Dikun used to have a Jewish buddy he’d go with to Vazacs, Abie Karp. Dikun recalled how one day Karp brought along a Hispanic friend and the bartender told the man to get out. Karp said it was prejudiced and stood up for the man.
In the morning, Dikun goes downstairs from his place at Seventh St. and Avenue A to buy the Post and News from Ray’s Candy Store.
“I used to take walks. Now I walk in the house,” he said.
His brother-in-law died this year and his sister is in a nursing home after a stroke.
“Lousy year, man,” he said. But his niece cooks for him. “We have three cats,” he noted.
While some complain that the influx of bars has ruined the East Village, Dikun disagrees. In the old days, Vazacs only used to be open till 11:30 p.m. since there was no late business.
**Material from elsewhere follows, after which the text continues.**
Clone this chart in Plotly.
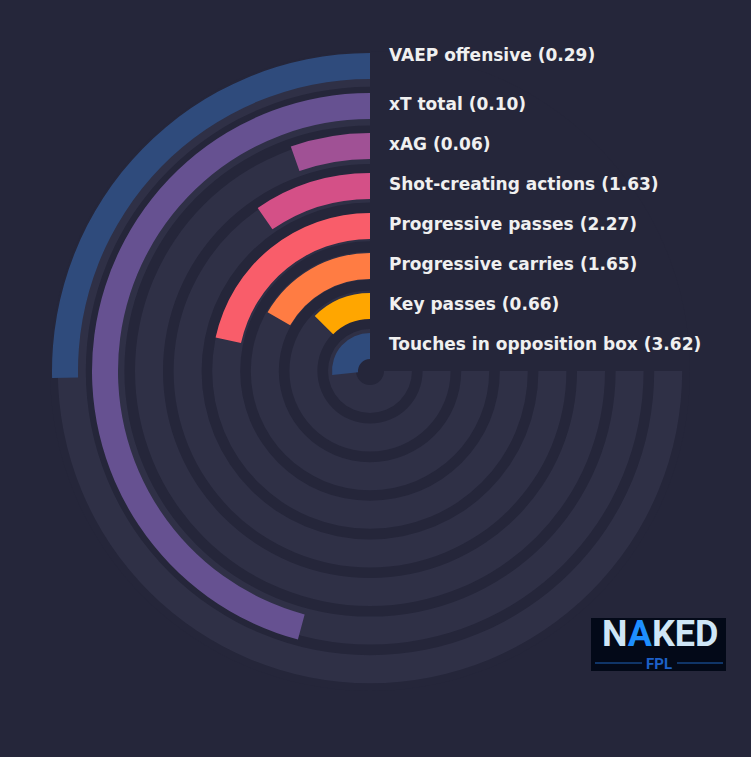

“The young people made the business,” he said. “Before it was so dead, so quiet. So many restaurants. It’s Times Sq.” The bar’s pounding rock music doesn’t bother him. “As long as it’s noisy, you can’t fall asleep,” he said, though professing a preference for swing music, Johnny Cash and Sinatra.
“Johnnie, what’s up?” a young hipster asked, stopping by to shake his hand.
“Awwww, the best!” said Dikun after he had gone. “It’s a great place, great people,” he said of the bar. “So many friends.”
A pretty female bartender poured some beer from his bottle into his glass for him.
Jay Bradley, another bartender, asked how he was feeling.
“Oh, the best!” Dikun said of Jay.
“It’s just a treat for everybody to meet the guy,” said Bradley, 37, who has worked at Vazacs 10 years, of Dikun. “I think it’s part of the experience of the bar itself.”
Jamie Hill, 38, who tended bar at Vazacs nine years, ran out of the tavern where he currently works, J.P. Ward’s on Avenue A, to bring Dikun a birthday cake the other night.
“He’s an institution,” Hill said. “He comes in at 10 o’clock on the nose. You can set your watch by it…. He looks delicate, but he’s a rock….”
At the end of the night, someone from Vazacs always walks Dikun the one block home. He admits he doesn’t get around too well anymore.
“I try to sneak out sometimes,” he said. “I don’t want to bother them — but they always catch me.”